Reflita

Num dia ocioso, a navegar pela internet e fuçar os posts das pessoas nas páginas de uma rede social, descobri haver uma página de “concurso de beleza” iniciada por acadêmicos de uma instituição pública do estado de Mato Grosso do Sul. No entanto, havia também um grupo de extrema oposição que reivindicava com pouco trato como as pessoas deveriam usar seu tempo ocioso e, de certa forma tirana, almejava a sujeição dos outros às suas perspectivas como sendo verdades inquestionáveis.

Concordo plenamente no quesito de ter a permissão para expor os possíveis candidatos neste “concurso de beleza”. Quando acessei a página gostei de terem colocado acadêmicos ao invés de nos depararmos com figurinos ou os padrões de uma agência de modelos. Nesta página de rede social são as figuras do dia-a-dia acadêmico, comuns porquanto a vida deles não gira em função de um corpo. Penso que apesar da nossa sociedade mercantilizar os corpos (é fato), de instituir um padrão de beleza no qual assassina a forma como as pessoas percebem seus corpos e de produzir pessoas insatisfeitas e escravas de aparências, enxerguei na página um meio de valorizar as pessoas nas suas reais estruturas físicas- seus biótipos.

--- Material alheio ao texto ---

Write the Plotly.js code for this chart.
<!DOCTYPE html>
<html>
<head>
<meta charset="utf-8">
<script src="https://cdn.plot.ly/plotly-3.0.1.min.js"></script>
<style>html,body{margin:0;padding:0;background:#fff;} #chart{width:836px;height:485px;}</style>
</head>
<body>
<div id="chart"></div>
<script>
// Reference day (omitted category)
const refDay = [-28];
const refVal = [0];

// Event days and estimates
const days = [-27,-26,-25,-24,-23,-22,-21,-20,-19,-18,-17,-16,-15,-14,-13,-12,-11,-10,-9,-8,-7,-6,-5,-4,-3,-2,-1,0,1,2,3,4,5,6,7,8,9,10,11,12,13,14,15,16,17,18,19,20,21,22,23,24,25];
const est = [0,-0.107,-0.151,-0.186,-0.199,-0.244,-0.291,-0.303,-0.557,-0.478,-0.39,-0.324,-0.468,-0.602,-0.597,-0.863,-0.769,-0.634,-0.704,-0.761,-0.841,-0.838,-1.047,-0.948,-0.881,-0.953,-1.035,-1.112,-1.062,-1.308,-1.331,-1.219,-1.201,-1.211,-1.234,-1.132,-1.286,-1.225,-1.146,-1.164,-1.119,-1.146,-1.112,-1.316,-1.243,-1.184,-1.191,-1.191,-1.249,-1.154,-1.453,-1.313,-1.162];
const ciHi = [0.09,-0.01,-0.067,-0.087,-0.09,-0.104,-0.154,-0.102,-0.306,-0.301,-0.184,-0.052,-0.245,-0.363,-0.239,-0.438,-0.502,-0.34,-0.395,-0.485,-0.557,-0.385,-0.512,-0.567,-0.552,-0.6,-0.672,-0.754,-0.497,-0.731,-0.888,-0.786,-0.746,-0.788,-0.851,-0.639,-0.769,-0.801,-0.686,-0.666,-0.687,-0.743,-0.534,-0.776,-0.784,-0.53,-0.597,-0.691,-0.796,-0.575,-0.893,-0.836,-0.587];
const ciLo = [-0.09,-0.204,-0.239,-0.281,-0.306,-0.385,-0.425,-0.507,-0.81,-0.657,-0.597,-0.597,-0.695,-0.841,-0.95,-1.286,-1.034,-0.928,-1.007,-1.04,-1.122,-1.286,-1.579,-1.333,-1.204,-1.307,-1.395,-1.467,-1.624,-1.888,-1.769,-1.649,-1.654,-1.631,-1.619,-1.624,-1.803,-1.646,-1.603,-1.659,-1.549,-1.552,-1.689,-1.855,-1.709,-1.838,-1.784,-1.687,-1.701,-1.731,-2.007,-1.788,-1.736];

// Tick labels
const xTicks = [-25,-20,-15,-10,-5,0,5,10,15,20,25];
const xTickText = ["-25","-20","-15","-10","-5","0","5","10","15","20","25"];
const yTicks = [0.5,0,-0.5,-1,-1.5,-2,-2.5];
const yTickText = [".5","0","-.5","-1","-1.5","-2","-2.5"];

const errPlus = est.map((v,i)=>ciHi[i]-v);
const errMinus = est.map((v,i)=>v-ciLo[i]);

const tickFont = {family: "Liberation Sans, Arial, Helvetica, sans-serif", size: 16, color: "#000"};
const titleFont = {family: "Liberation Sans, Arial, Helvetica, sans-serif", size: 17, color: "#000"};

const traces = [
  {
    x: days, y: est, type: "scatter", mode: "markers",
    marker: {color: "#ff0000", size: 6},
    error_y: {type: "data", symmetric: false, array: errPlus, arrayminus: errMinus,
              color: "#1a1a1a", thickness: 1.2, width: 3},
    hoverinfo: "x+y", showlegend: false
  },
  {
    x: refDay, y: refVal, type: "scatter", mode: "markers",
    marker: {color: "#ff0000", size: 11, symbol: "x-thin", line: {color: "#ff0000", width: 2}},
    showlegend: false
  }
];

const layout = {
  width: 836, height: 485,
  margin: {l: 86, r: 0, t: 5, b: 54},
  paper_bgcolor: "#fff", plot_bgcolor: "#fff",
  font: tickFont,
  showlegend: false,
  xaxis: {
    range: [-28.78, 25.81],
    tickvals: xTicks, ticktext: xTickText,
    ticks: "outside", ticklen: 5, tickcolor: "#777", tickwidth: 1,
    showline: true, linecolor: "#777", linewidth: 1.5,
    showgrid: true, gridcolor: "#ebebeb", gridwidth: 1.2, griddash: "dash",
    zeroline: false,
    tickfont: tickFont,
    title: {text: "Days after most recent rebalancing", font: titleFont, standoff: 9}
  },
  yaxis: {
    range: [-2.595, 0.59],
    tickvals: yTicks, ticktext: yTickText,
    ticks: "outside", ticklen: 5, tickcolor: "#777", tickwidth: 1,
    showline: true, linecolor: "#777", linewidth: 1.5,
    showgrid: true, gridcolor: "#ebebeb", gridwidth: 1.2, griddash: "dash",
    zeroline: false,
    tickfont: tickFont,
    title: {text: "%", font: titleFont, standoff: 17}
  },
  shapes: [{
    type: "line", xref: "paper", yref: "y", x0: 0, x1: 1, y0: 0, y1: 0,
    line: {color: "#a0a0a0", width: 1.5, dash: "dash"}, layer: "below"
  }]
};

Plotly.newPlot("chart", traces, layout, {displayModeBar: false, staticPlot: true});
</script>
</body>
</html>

Ali não segue um padrão, há beleza na sua diversidade, só cada um compreender, respeitar e considerar as diferenças que terão na estrutura física.

Uns terão olhos claros e outros não, alguns serão maiores no tronco e outros menores, alguns terão barriguinha, ou não, outros quadris e seios fartos, ou não, malhados, ou não, cabelo liso ou crespo. Não concordo, contudo, em fazer destas diferenças uma acirrada disputa de beleza a fim de venerar depois como um padrão a ser seguido. Porém, na sociedade carente de reflexão e precária de análise interior no qual nos encontramos, não foram todos que passaram pelo privilégio de questionar o que vem a ser belo. Porventura seja esta a razão para alguns permitirem a avaliação dos outros sobre sua aparência, porque nossa sociedade mama o culto ao corpo perfeito de tal forma que um “concurso de beleza” é tido como um passatempo inocente.

Não deveríamos irromper, ademais, suas representações do corpo, tão indiferentes e exigir o mesmo posicionamento intelectual. Deveríamos nos humanizar diante das problemáticas que surgem, e como responsabilidade daquele que “conhece” ter cuidado pelo outro. Ao contrário de incidir deliberadamente suas práticas, o que automaticamente aciona mecanismos de defesa, poderíamos usar estrategicamente estas brechas à nosso favor. Por exemplo, curtir todos, esclarecer que as diferenças que permeiam as estruturas físicas precisam ser respeitadas e que estas não fazem uns melhores que os outros (apenas diferentes); criar outra página na qual a finalidade não fosse a disputa de aparências, fosse antes colocar, todos que permitissem, sua estrutura física também como algo belo a ser respeitado.

O caminho mais adequado, por conseguinte, para modificar este quadro, não é sobrepor nosso ponto de vista com expectativas de que sejamos atendidos, porque quem sabe até eu teria excluído qualquer crítica que fosse de encontro às minhas percepções de um determinado contexto. Isolar um problema da conformação mental das pessoas e projetar nelas nossa ilusão de que magicamente incorporem nossa análise crítica do culto ao corpo, não é a solução. A luta por respeito pelas diferenças começa pelo reconhecimento de que todos não têm um mesmo ponto de vista e as mesmas experiências numa dada questão. Precisamos nos aproximar de suas vivências e instigar as bases de suas representações mentais à reflexão, a partir das suas formas de ver o mundo; não sobrepor nossas impressões. Não é a angústia e a decepção que devem orientar um movimento, e sim o amor na luta pela mudança. Abraçar uma causa envolve amor, repeito e compreensão; investigar todo o contexto no qual nasce um problema a fim de responder adequadamente, sem levantar injúrias que aumentam ainda mais as diferenças e, consequentemente, polarizam as pessoas por suas opiniões.